Globular Star Cluster: NASA/JPL-Caltech/Univ. of Virginia

Globular Star Cluster: NASA/JPL-Caltech/UVA

“What does your poetry mean?” asks another well-meaning reader. I stumble for a response, consider how much to say, how any answer misleads.

Mine is a poetry of breath and pulse, of blood and bone in a spiral with presence. In return, I may ask, “What does your body mean? What does a symphony mean? When we peer into the night, what meaning is there in the countless stars?”

My answer will fall short because my poetry comes from and pays homage to an irreducible and timeless presence. Answers, by their nature, are reductive, akin to placing a frame around a scene that has no border. I see the picture in the frame but also glimpse the movement outside its rim.

Questions are like predators that chase after an answer. My appetite for writing is larger than a singular catch. My interest is in the clan, the brush, the ground, and how any of it fits into the larger scheme of the planet.

Much of elementary schooling eviscerates poetry by reinforcing the notion that a poem means one thing. Students are tested accordingly. A tragedy. Rarely are students encouraged to wander through a poem’s lush content and participate in its mystery.

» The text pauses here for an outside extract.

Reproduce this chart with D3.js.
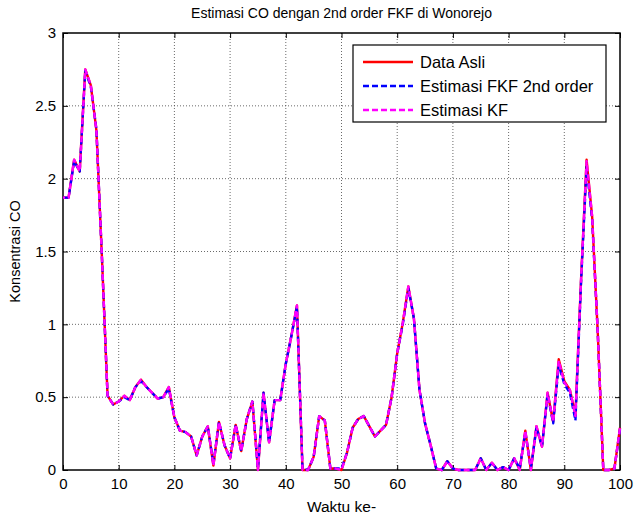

We live by the clock, by diachronic ordering, by logic, by object-verb-subject relations, by successive sentences, successive ideas, and numeric systems. Useful, I admit. It’s what permits subways to run on a schedule, computers to function, and essays to reach a conclusion. I like and need such workaday order as much as the next person. However, if this is our only lens — and it often is — we miss the larger scene.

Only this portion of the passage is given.